For the purpose of this article, I’ve intentionally taken an example which could have been been solved by adding proper constraints or a where clause. Real life could be a lot more complex, and the alternatives not so obvious.
How is the transaction performance measured?
To measure the transaction performance, I enabled logs on my local postgres, and got logs similar to the ones below. The logs I’ve created are fake, but are based on how they actually look in postgres —
05:08:56.867 UTC [1411] LOG: statement: BEGIN;
05:08:56.867 UTC [1411] LOG: duration: 0.070 ms
05:08:56.869 UTC [1411] LOG: duration: 0.061 ms parse <unnamed>: select * from "orders" where "type" = $1 and "user_id" = $2
05:08:56.869 UTC [1411] LOG: duration: 0.071 ms bind <unnamed>: select * from "orders" where "type" = $1 and "user_id" = $2
05:08:56.869 UTC [1411] DETAIL: parameters: $1 = 'HIGH_VALUE', $2 = '5121'
05:08:56.869 UTC [1411] LOG: execute <unnamed>: select * from "orders" where "type" = $1 and "user_id" = $2
05:08:56.869 UTC [1411] DETAIL: parameters: $1 = 'HIGH_VALUE', $2 = '5121'
05:08:56.869 UTC [1411] LOG: duration: 0.130 ms
<....remaining statements>
05:08:56.873 UTC [1411] LOG: duration: 0.094 ms
05:08:56.908 UTC [1421] LOG: duration: 0.288 ms
05:08:56.910 UTC [1411] LOG: statement: COMMIT;
05:08:56.911 UTC [1411] LOG: duration: 0.907 ms
In my real life work, a transaction slightly more complex than the one mentioned above took a long time to execute — 30–40 ms, which went upto 300ms when 2 of them were executing in parallel. This blog attempts to analyse why writing a transaction in code using an ORM can hit the performance.
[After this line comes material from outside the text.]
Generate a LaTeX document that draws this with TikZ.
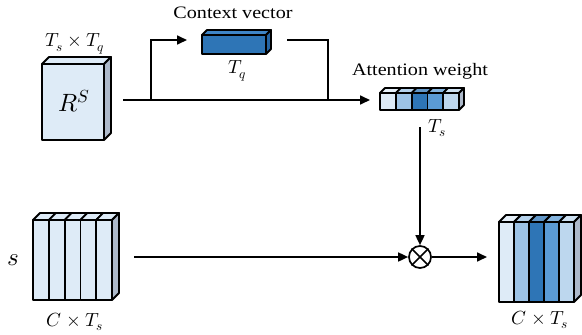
\documentclass[tikz,border=0pt]{standalone}
\usepackage{fontspec}
\usepackage{unicode-math}
\setmathfont{Latin Modern Math}
\setmainfont{Liberation Serif}[FakeStretch=1.15]
\usetikzlibrary{arrows.meta,calc}
\definecolor{c1}{HTML}{DEEBF7}
\definecolor{c2}{HTML}{9DC3E6}
\definecolor{c3}{HTML}{2E75B6}
\definecolor{c4}{HTML}{5B9BD5}
\definecolor{c5}{HTML}{BDD7EE}
\definecolor{sidegray}{HTML}{ADB9CA}
\definecolor{cvtop}{HTML}{3F85C6}
\definecolor{cvside}{HTML}{2565A3}
\begin{document}
\begin{tikzpicture}[x=1pt,y=-1pt,
  face/.style={draw=black,line width=1.8pt,line join=round},
  cell/.style={face,inner sep=0pt,outer sep=0pt,anchor=north west},
  conn/.style={line width=1.7pt},
  arr/.style={conn,-{Triangle[length=10pt,width=9pt]}},
  lab/.style={font=\fontsize{17.5}{20}\selectfont,inner sep=0pt},
  mlab/.style={font=\fontsize{19}{22}\selectfont,inner sep=0pt},
  blab/.style={font=\fontsize{25}{28}\selectfont,inner sep=0pt}]
\useasboundingbox (0,0) rectangle (582,335);

% R^S box
\node[cell,fill=c1,minimum width=62pt,minimum height=76pt] (rs) at (42,64) {};
\filldraw[face,fill=c1] (rs.north west) -- ++(7,-7) -- ++(62,0) -- (rs.north east) -- cycle;
\filldraw[face,fill=sidegray] (rs.north east) -- ++(7,-7) -- ++(0,76) -- (rs.south east) -- cycle;
\node[blab] (rslab) at (74,101) {$R^S$};
\node[mlab] (tstq) at (75,44) {$T_s\times T_q$};

% context vector
\node[cell,fill=c3,minimum width=64pt,minimum height=19pt] (cv) at (202,35) {};
\filldraw[face,fill=cvtop] (cv.north west) -- ++(5,-5) -- ++(64,0) -- (cv.north east) -- cycle;
\filldraw[face,fill=cvside] (cv.north east) -- ++(5,-5) -- ++(0,19) -- (cv.south east) -- cycle;
\node[lab] (cvt) at (233,13) {Context vector};
\node[mlab] (tq) at (237,71) {$T_q$};

% attention weight
\foreach \i/\c in {0/c1,1/c2,2/c3,3/c4,4/c5}{
  \node[cell,fill=\c,minimum width=15.8pt,minimum height=17pt] (aw\i) at ({380+15.8*\i},93) {};
  \filldraw[face,fill=\c!75!white] (aw\i.north west) -- ++(5,-5) -- ++(15.8,0) -- (aw\i.north east) -- cycle;
}
\filldraw[face,fill=sidegray] (aw4.north east) -- ++(5,-5) -- ++(0,17) -- (aw4.south east) -- cycle;
\node[lab] (awt) at (420,71) {Attention weight};
\node[mlab] (ts) at (437,128) {$T_s$};

% s box
\foreach \i in {0,...,4}{
  \node[cell,fill=c1,minimum width=15.8pt,minimum height=80pt] (s\i) at ({33+15.8*\i},220) {};
  \filldraw[face,fill=c1] (s\i.north west) -- ++(7,-7) -- ++(15.8,0) -- (s\i.north east) -- cycle;
}
\filldraw[face,fill=sidegray] (s4.north east) -- ++(7,-7) -- ++(0,80) -- (s4.south east) -- cycle;
\node[blab] (sl) at (13,260) {$s$};
\node[mlab] (cts1) at (75,322) {$C\times T_s$};

% output box
\foreach \i/\c in {0/c1,1/c2,2/c3,3/c4,4/c5}{
  \node[cell,fill=\c,minimum width=15pt,minimum height=80pt] (o\i) at ({499+15*\i},222) {};
  \filldraw[face,fill=\c!75!white] (o\i.north west) -- ++(7,-7) -- ++(15,0) -- (o\i.north east) -- cycle;
}
\filldraw[face,fill=sidegray] (o4.north east) -- ++(7,-7) -- ++(0,80) -- (o4.south east) -- cycle;
\node[mlab] (cts2) at (540,320) {$C\times T_s$};

% multiply
\node[circle,draw,line width=1.7pt,minimum size=22pt,inner sep=0pt] (m) at (420,257) {};
\draw[conn] (m.north west) -- (m.south east) (m.north east) -- (m.south west);

% connectors
\coordinate (a0) at (123,100);
\coordinate (br) at (151,100);
\coordinate (cvin) at (187,40);
\coordinate (cvout) at (287,40);
\coordinate (jn) at (328,100);
\coordinate (tsb) at (420,127);
\coordinate (sline) at (134,257);
\draw[arr,shorten >=10pt] (a0) -- (aw0.west |- a0);
\draw[arr] (br) |- (cvin);
\draw[conn] (cvout) -| (jn);
\draw[arr] (tsb) -- (m.north);
\draw[arr] (sline) -- (m.west);
\draw[arr,shorten >=12pt] (m.east) -- (o0.west |- m);
\end{tikzpicture}
\end{document}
Why is this transaction slow?
This example assumes Read-Commit Isolation.
To explain why transactions are significantly slower through code (in this case Objection.js), let’s use the same transaction mentioned above —
await OrderModel.transaction(async transaction => {
const highValueOrder = await OrderModel.query(trx)
.findOne({
type: ORDER_TYPE.HIGH_VALUE,
userId: userId
})
.forUpdate()
if(highValueOrder)
throw new Error('a user can have only one high value order')
return OrderModel.query(trx)
.insert({
userId: userId,
type: ORDER_TYPE.HIGH_VALUE,
productId: ...
<remaining details here>
})
});
Let’s list the steps of the transaction so we can analyse it —
Let’s assume that every query takes 1 ms, Code to DB latency is 10 ms, and every piece of code logic in the transaction takes 1 ms. So the total time the transaction takes is 25 ms, as described below. It’s not the queries (or the logic) that slow the transaction, but the latency -
To understand why transactions become slower when 2 of them execute in parallel, let’s look at the SELECT
query again. It is a SELECT FOR UPDATE
query. A SELECT FOR UPDATE
query waits for another SELECT FOR UPDATE / UPDATE
query to finish if they’re affecting the same rows. The sample transaction mentioned above needs it to avoid race conditions.
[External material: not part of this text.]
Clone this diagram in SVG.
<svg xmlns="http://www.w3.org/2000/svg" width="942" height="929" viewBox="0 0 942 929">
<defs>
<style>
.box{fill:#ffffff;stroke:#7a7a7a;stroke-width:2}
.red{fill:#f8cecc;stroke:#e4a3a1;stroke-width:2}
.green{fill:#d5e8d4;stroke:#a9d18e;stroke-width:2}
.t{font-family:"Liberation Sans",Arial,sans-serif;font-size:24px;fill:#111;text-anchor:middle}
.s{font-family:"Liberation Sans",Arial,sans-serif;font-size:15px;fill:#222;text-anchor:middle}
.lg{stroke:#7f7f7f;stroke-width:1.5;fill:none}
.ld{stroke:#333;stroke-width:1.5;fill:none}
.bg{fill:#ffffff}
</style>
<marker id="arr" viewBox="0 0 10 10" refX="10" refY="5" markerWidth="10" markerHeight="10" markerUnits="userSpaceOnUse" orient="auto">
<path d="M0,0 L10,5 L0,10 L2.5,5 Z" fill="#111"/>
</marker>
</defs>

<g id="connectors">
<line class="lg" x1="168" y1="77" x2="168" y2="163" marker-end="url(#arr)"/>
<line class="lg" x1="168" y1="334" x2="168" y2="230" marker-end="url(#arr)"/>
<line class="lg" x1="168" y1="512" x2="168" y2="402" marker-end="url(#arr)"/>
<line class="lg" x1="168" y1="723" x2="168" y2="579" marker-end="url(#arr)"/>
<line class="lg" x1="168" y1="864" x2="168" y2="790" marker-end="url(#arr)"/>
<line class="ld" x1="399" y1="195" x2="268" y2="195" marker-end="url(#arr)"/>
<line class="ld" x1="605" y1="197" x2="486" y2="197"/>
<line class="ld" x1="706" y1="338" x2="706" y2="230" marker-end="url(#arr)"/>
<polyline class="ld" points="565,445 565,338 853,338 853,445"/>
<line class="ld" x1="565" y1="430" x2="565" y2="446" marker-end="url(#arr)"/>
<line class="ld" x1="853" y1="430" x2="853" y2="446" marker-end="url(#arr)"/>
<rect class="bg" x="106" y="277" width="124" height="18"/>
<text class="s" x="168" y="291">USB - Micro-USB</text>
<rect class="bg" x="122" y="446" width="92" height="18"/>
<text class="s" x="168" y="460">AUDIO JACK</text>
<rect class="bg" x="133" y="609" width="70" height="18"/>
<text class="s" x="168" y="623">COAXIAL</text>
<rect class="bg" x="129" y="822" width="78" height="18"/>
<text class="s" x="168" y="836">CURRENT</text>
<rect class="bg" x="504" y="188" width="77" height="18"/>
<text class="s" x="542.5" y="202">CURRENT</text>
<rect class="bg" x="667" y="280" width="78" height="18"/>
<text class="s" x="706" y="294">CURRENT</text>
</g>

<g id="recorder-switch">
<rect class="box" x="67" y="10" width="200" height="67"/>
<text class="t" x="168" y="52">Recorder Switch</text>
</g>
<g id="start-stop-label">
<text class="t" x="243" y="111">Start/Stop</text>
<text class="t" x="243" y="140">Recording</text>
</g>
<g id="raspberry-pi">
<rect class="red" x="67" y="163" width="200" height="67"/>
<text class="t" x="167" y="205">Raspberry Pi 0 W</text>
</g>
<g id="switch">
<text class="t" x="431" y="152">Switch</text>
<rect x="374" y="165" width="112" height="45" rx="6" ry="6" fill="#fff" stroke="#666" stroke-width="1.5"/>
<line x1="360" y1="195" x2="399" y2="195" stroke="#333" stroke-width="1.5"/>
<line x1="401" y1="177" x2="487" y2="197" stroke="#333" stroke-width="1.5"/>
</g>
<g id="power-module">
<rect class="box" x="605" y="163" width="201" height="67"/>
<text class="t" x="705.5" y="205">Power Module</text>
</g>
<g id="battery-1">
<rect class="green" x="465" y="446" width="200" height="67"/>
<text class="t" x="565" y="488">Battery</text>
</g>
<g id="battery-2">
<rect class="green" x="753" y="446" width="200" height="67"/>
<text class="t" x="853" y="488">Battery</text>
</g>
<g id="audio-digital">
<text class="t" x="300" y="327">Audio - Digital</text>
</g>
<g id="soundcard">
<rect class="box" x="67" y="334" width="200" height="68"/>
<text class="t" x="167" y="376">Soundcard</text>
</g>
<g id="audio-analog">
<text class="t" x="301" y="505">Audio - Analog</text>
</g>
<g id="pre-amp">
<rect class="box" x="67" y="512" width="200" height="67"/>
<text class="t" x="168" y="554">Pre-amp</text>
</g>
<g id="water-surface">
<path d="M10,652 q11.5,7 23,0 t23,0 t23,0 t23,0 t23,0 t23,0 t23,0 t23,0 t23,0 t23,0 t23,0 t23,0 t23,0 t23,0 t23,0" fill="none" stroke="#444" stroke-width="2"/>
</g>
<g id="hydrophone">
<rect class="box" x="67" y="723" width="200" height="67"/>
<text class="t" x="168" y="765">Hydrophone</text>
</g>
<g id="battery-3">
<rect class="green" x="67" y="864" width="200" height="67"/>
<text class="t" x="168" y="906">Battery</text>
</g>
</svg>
This means that if there are 2 select queries running in parallel that are going to affect the same row/rows, one transaction waits for the entire other transaction to finish before moving beyond the SELECT FOR UPDATE line.
This is shown in the diagram below —
In the example above, it is unlikely that the user will try to create a high-value order from 2 different places at the same time, but in real life scenarios these situations are common.
As mentioned in the beginning, these transactions would finish in 30–40 ms on the local system, but slow down significantly 2–3 were running in parallel, upto 10 times in some cases.
On servers, the latency would be even higher, resulting in worse transaction performance.
Summary of the bottlenecks
In summary, there are 2 bottlenecks. The transactions that take the most time are those that face both bottlenecks together -
- For update for 1 transaction blocks the other.
- The back and forth between the code and the transaction takes up a significant amount of time.
What is / are the solutions?
The solutions mentioned below are only valid in scenarios that allow it. Sometimes the scenario is so specific that none of these solutions are applicable.
- Remove the transaction: This is the ideal solution, and removes bottleneck number 1 above. Try working with database constraints to remove the additional select query (which is the best solution in the example above). If constraints don’t solve the problem, sometimes it can be done by either using a single query to achieve the job (which is simple for the example above), or writing multiple queries in a way to avoid overwriting results of a parallel query.
- Move the entire transaction into a single raw sql query: This removes bottleneck number 2 above. Put all the statements including the code logic into SQL. Most ORMs have a mechanism to execute raw queries. This way, there is no latency between code and database, and thus the performance is faster. This results in faster performance, but less readable code. Therefore it should be used when the first solution is not possible.
- Make Transactions Non-Blocking: In the example above, this means removing the ‘For Update’ from the select statement. This also removes bottleneck number 1 mentioned above. This is a good solution, but its important to figure out in which scenarios it works. In the above example, removing this would result in a race condition.
- Parallel Queries: This is not applicable to the example above. If the queries in the transaction are independent of each other, trigger them in parallel from the code, and wait for them together using Promise.all. While they will run serially at the database level, the wait due to code latency is reduced. The first example on this blog gives an example — link.
Summary
As with any other part of the code, performance tuning requires performance testing, measurement, and isolation of bottlenecks. Often the biggest bottleneck is just a small piece of code which can be tuned with specific changes in the design.
SQL can accomplish fairly complex tasks, and often large operations can be performed without blocking transactions. But if blocking transactions are absolutely unavoidable, first see if they can be written in a Raw SQL block, and if not, use them sparingly.
ORMs provide nice interfaces for developers to use, but sometimes the developer needs to peer under the hood of the framework to understand how it works in order to understand and solve specific issues.